Circle area depends on the radius squared times π. Enter radius in the home tool, or convert diameter first when that is what the label shows.

By Area Calculator

Geometry shapes, grid paper, and measuring tools for area calculation guides

Quick Answer

A = π × r². If diameter d is known, r = d ÷ 2.

Formula

  • A = π × r²
  • d = 2r

Introduction

Choose Circle on Area Calculator and type the radius in the same unit you will square in the answer.

Manufacturers often stamp diameter on round tables and pipe labels. Divide by two before you apply πr² unless the tool accepts radius only.

Keep extra digits during class work, then round only when the instructions say how many decimals to report.

Main Content

What is it?

A circle area calculator applies the constant π to the squared radius of a round flat region.

Partial circles use sector mode on the home page when you know the central angle in degrees.

Engineering sketches sometimes list diameter in inches while purchase orders use ft². Plan conversions using the area unit converter notes after you compute.

Formula

  • A = π × r²
  • A = π × (d/2)² when diameter is given

Using diameter directly without halving first is a frequent exam error because area scales with r², not d² alone.

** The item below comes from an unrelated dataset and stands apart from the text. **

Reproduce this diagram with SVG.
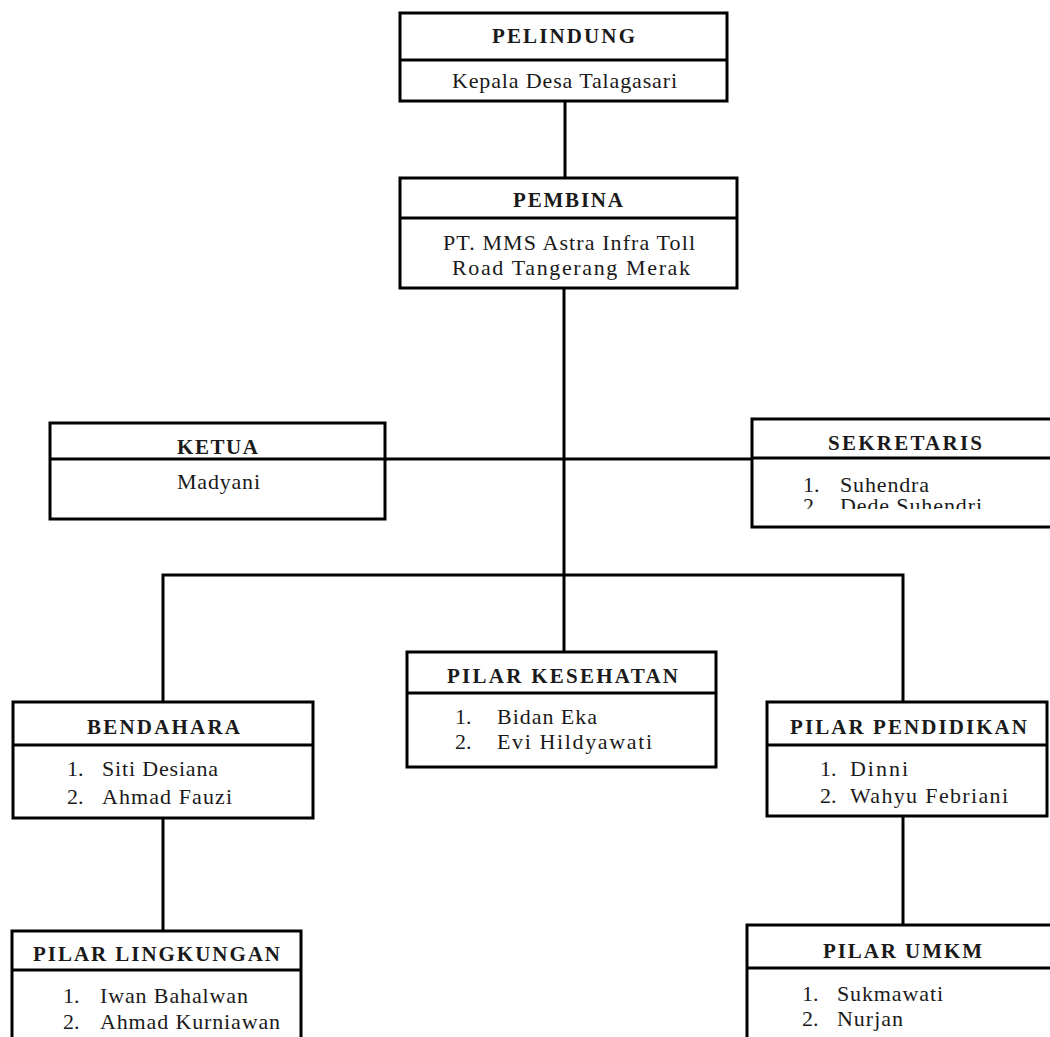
<svg xmlns="http://www.w3.org/2000/svg" width="1050" height="1037" viewBox="0 0 1050 1037">
<style>
.box{fill:#fff;stroke:#000;stroke-width:3}
.div{stroke:#000;stroke-width:3}
.con{stroke:#000;stroke-width:3;fill:none}
.t{font-family:"Liberation Serif","Times New Roman",serif;font-size:21px;font-weight:bold;fill:#1a1a1a}
.b{font-family:"Liberation Serif","Times New Roman",serif;font-size:22px;fill:#1a1a1a}
</style>
<defs>
<clipPath id="clipSek"><rect x="752" y="460" width="300" height="49"/></clipPath>
</defs>
<rect width="1050" height="1037" fill="#fff"/>
<g id="connectors">
<line class="con" x1="565" y1="101" x2="565" y2="178"/>
<line class="con" x1="564" y1="288" x2="564" y2="652"/>
<line class="con" x1="385" y1="459" x2="752" y2="459"/>
<polyline class="con" points="163,702 163,575 903,575 903,702"/>
<line class="con" x1="163" y1="818" x2="163" y2="931"/>
<line class="con" x1="903" y1="816" x2="903" y2="925"/>
</g>
<g id="pelindung">
<rect class="box" x="400" y="13" width="327" height="88"/>
<line class="div" x1="400" y1="60" x2="727" y2="60"/>
<text class="t" x="492" y="43" textLength="143" lengthAdjust="spacing">PELINDUNG</text>
<text class="b" x="452" y="88" textLength="225" lengthAdjust="spacing">Kepala Desa Talagasari</text>
</g>
<g id="pembina">
<rect class="box" x="400" y="178" width="337" height="110"/>
<line class="div" x1="400" y1="218" x2="737" y2="218"/>
<text class="t" x="513" y="207" textLength="110" lengthAdjust="spacing">PEMBINA</text>
<text class="b" x="443" y="250" textLength="252" lengthAdjust="spacing">PT. MMS Astra Infra Toll</text>
<text class="b" x="452" y="275" textLength="238" lengthAdjust="spacing">Road Tangerang Merak</text>
</g>
<g id="ketua">
<rect class="box" x="50" y="423" width="335" height="96"/>
<line class="div" x1="50" y1="459" x2="385" y2="459"/>
<text class="t" x="177" y="454" textLength="81" lengthAdjust="spacing">KETUA</text>
<text class="b" x="177" y="489" textLength="83" lengthAdjust="spacing">Madyani</text>
</g>
<g id="sekretaris">
<rect class="box" x="752" y="419" width="310" height="108"/>
<line class="div" x1="752" y1="458" x2="1062" y2="458"/>
<text class="t" x="828" y="450" textLength="154" lengthAdjust="spacing">SEKRETARIS</text>
<text class="b" x="803" y="492">1.</text>
<text class="b" x="840" y="492" textLength="89" lengthAdjust="spacing">Suhendra</text>
<g clip-path="url(#clipSek)">
<text class="b" x="803" y="513">2.</text>
<text class="b" x="840" y="513" textLength="142" lengthAdjust="spacing">Dede Suhendri</text>
</g>
</g>
<g id="bendahara">
<rect class="box" x="13" y="702" width="300" height="116"/>
<line class="div" x1="13" y1="745" x2="313" y2="745"/>
<text class="t" x="87" y="734" textLength="153" lengthAdjust="spacing">BENDAHARA</text>
<text class="b" x="67" y="776">1.</text>
<text class="b" x="102" y="776" textLength="116" lengthAdjust="spacing">Siti Desiana</text>
<text class="b" x="67" y="804">2.</text>
<text class="b" x="102" y="804" textLength="130" lengthAdjust="spacing">Ahmad Fauzi</text>
</g>
<g id="pilar-kesehatan">
<rect class="box" x="407" y="652" width="309" height="115"/>
<line class="div" x1="407" y1="693" x2="716" y2="693"/>
<text class="t" x="447" y="683" textLength="231" lengthAdjust="spacing">PILAR KESEHATAN</text>
<text class="b" x="455" y="724">1.</text>
<text class="b" x="497" y="724" textLength="100" lengthAdjust="spacing">Bidan Eka</text>
<text class="b" x="455" y="749">2.</text>
<text class="b" x="497" y="749" textLength="155" lengthAdjust="spacing">Evi Hildyawati</text>
</g>
<g id="pilar-pendidikan">
<rect class="box" x="767" y="702" width="280" height="114"/>
<line class="div" x1="767" y1="745" x2="1047" y2="745"/>
<text class="t" x="790" y="734" textLength="237" lengthAdjust="spacing">PILAR PENDIDIKAN</text>
<text class="b" x="820" y="776">1.</text>
<text class="b" x="850" y="776" textLength="58" lengthAdjust="spacing">Dinni</text>
<text class="b" x="820" y="803">2.</text>
<text class="b" x="850" y="803" textLength="158" lengthAdjust="spacing">Wahyu Febriani</text>
</g>
<g id="pilar-lingkungan">
<rect class="box" x="12" y="931" width="289" height="130"/>
<line class="div" x1="12" y1="970" x2="301" y2="970"/>
<text class="t" x="33" y="961" textLength="247" lengthAdjust="spacing">PILAR LINGKUNGAN</text>
<text class="b" x="63" y="1003">1.</text>
<text class="b" x="100" y="1003" textLength="148" lengthAdjust="spacing">Iwan Bahalwan</text>
<text class="b" x="63" y="1029">2.</text>
<text class="b" x="100" y="1029" textLength="180" lengthAdjust="spacing">Ahmad Kurniawan</text>
</g>
<g id="pilar-umkm">
<rect class="box" x="747" y="925" width="315" height="136"/>
<line class="div" x1="747" y1="968" x2="1062" y2="968"/>
<text class="t" x="823" y="958" textLength="159" lengthAdjust="spacing">PILAR UMKM</text>
<text class="b" x="802" y="1001">1.</text>
<text class="b" x="837" y="1001" textLength="106" lengthAdjust="spacing">Sukmawati</text>
<text class="b" x="802" y="1026">2.</text>
<text class="b" x="837" y="1026" textLength="66" lengthAdjust="spacing">Nurjan</text>
</g>
</svg>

See the area formula page for how circle area sits beside rectangle and triangle rules on one cheat sheet.

Step-by-step guide

  1. Read the label Decide whether the print gives radius or diameter.
  2. Convert to radius if needed Divide diameter by two once, then square the radius.
  3. Multiply by π Use the calculator constant or the π key your teacher allows.
  4. Label with square units cm becomes cm², ft becomes ft².

Example

Radius 3 ft → about 28.27 ft².

Diameter 10 cm → radius 5 cm → about 78.54 cm².

Irrigation spray reach treated as a full circle: radius 4 m → about 50.27 m² wet footprint on flat ground.

FAQ

Which π value should I use?
Follow class rules. The home tool uses a standard floating π suitable for practice checks.
Can I enter diameter in the tool?
Halve it first. The Circle mode expects radius.
Is circumference the same calculation?
No. Circumference uses 2πr with single units. Area uses πr² with square units.

Conclusion

Circle area grows quickly when radius increases because r is squared.

Always identify radius before you multiply by π.